Question

2. a) State and describe any three factors that may affect positively or negatively the analytical

         utility of molecular fluorescence techniques?   

       b) Why does the fluorescence excitation spectrum appear to be a mirror image of fluorescence

              emission spectrum? Why are they not exact mirror images?   

c) What does synchronous fluorescence spectroscopy involve? What kind of spectra is

     obtainable using this technique? Are there any advantages of using synchronous   

     spectrometry in fluorescence techniques?

Answer 1

a) State and describe any three factors that may affect positively or negatively the analytical utility of molecular fluorescence techniques?

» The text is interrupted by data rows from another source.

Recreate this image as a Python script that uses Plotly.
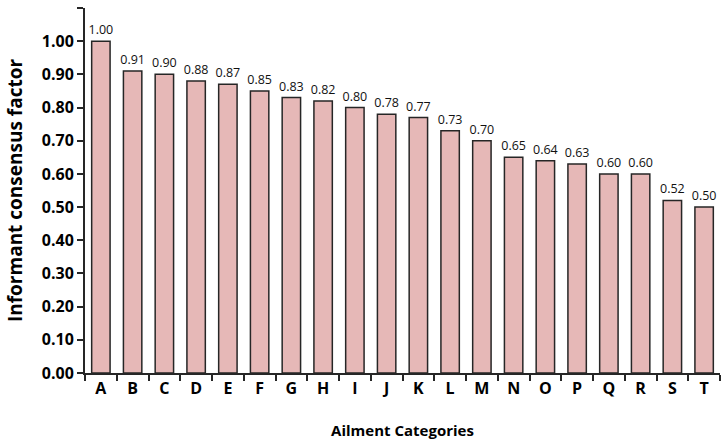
import plotly.graph_objects as go

categories = list("ABCDEFGHIJKLMNOPQRST")
icf_values = [1.00, 0.91, 0.90, 0.88, 0.87, 0.85, 0.83, 0.82, 0.80, 0.78,
              0.77, 0.73, 0.70, 0.65, 0.64, 0.63, 0.60, 0.60, 0.52, 0.50]
y_ticks = [round(i * 0.1, 2) for i in range(12)]

fig = go.Figure(go.Bar(
    x=categories, y=icf_values,
    marker=dict(color="#E6B8B7", line=dict(color="#262626", width=1.5)),
    texttemplate="%{y:.2f}", textposition="outside", cliponaxis=False,
    constraintext="none",
    textfont=dict(family="Open Sans", size=12.5, color="#111"),
))

fig.update_layout(
    width=721, height=446,
    margin=dict(l=85, r=1, t=8, b=73),
    plot_bgcolor="white", paper_bgcolor="white",
    bargap=0.42, showlegend=False,
    font=dict(family="Open Sans", color="black"),
)
fig.update_xaxes(
    automargin=False,
    showline=True, linecolor="#262626", linewidth=2,
    ticks="outside", tickson="boundaries", ticklen=6, tickwidth=2, tickcolor="#262626",
    tickfont=dict(family="Open Sans", size=16, color="black", weight="bold"),
    title=dict(text="<b>Ailment Categories</b>", font=dict(family="Open Sans", size=15), standoff=27),
    showgrid=False,
)
fig.update_yaxes(
    automargin=False,
    range=[0, 1.1], tickvals=y_ticks, tickformat=".2f",
    showline=True, linecolor="#262626", linewidth=2,
    ticks="outside", ticklen=6, tickwidth=2, tickcolor="#262626",
    tickfont=dict(family="Open Sans", size=16, color="black", weight="bold"),
    title=dict(text="<b>Informant consensus factor</b>", font=dict(family="Open Sans", size=19), standoff=14),
    showgrid=False, zeroline=False,
)

fig.write_html("out.html", config={"displayModeBar": False},
               post_script="document.body.style.margin='0';document.body.style.overflow='hidden';")
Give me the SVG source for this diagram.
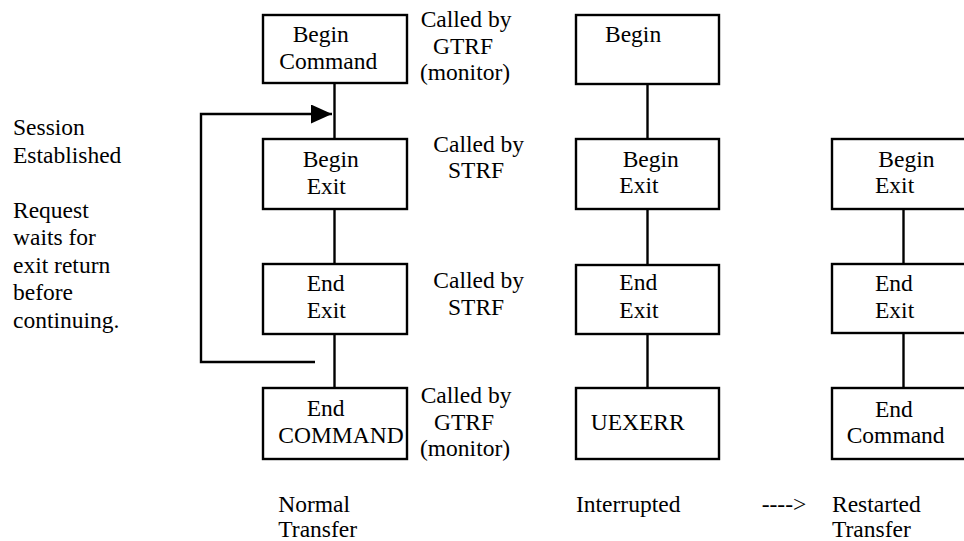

Molecular fluorescence is an important analytical technique used for the determination of some analytes in the sub micromolar range. Because of the extreme sensitivity of the technique, interferences, even in very low concentrations, may turn a specific method useless. For example, heavy atoms and oxygen may effectively quench fluorescence. Temperature, viscosity of the solution, molecular structure, and concentration of the fluorescing species are all important factors that should be considered when performing a fluorometric determination. The pH  of the solution is of extreme importance, especially when the structure of the fluorescing species may assume anionic, cationic, or neutral configuration with different luminescence characteristics of each species at different pH values.

There are several factors that contribute to fluorescence efficiency. Some of these factors can be controlled and optimized by the analyst while others are inherent and can be used to explain emission behavior:

• Temperature: As temperature is increased, the translational, rotational and vibrational motions of molecules increase.  This increases the possibilities of collisions and lead to collisional deactivation and quenching of fluorescence.  Therefore, it is always wise to conduct fluorometric measurements at low temperatures.
• Dissolved oxygen and heavy metals: Molecular oxygen is paramagnetic which increases intersystem crossing through triplet - triplet interaction.  Oxygen is thus a good fluorescence quencher and is sometimes determined by its quenching characteristics. Heavy metals also increase intersystem crossing leading to decreased fluorescence.  This is most obvious with paramagnetic heavy metals.
• pH: Usually, fluorescers that contain either acidic or basic moieties have fluorescence quantum yields dependent on pH.  The pH of these substances should be adjusted so that maximum fluorescence is obtained.
• Viscosity: Collisional deactivation can significantly be decreased in viscous systems which result in better quantum efficiencies. Therefore, it is a good practice to add some viscosity modifiers, especially chemical surfactants. Excellent fluorescence efficiencies were obtained when appropriate concentrations of surfactants were used.

b) Why does the fluorescence excitation spectrum appear to be a mirror image of fluorescenceemission spectrum? Why are they not exact mirror images?

Fluorescence will always occur at wavelengths longer than excitation wavelength, as the energy of the emitted photon is less than that of the absorbed photon. Since the emission of radiation is just the reverse of absorption (excitation) it is expected that the emission spectrum should be a mirror image of the excitation spectrum.  This is theoretically correct but it is seldom the case due to instrumental artifacts.

c) What does synchronous fluorescence spectroscopy involve? What kind of spectra is obtainable using this technique? Are there any advantages of using synchronous spectrometry in fluorescence techniques?

Experiments in synchronous fluorescence spectroscopy can be used to compare the detection limits afforded by UV/visible absorption and fluorescence spectroscopy for a given analysis and to show that the latter method is capable of of greater selectivity.

In excitation spectrum the sample is excited with different wavelengths (Ex - not constant) and emission intensity is recorded at one chosen wavelength (Em - constant). Emission spectra measurement is oposite (Ex - const, Em- not constant).

Synchrronous spectra joins in some extent both Excitation and Emission. Emission and excitation monochromators moves together wIth constant wavelengths interval. After measurement one point they move togeather to the next etc.

There are advantages of using synchronous spectrometry in fluorescence techniques because total synchronous fluorescence spectroscopy is more sensitive than molecular fluorescence spectroscopy which requires further sample preparation steps. Studies have been favoring x-ray fluorescence spectrometry, in recent years, since it is quick, requires minimal sample handling and suitable for both quantitative and semi-quantitative analysis.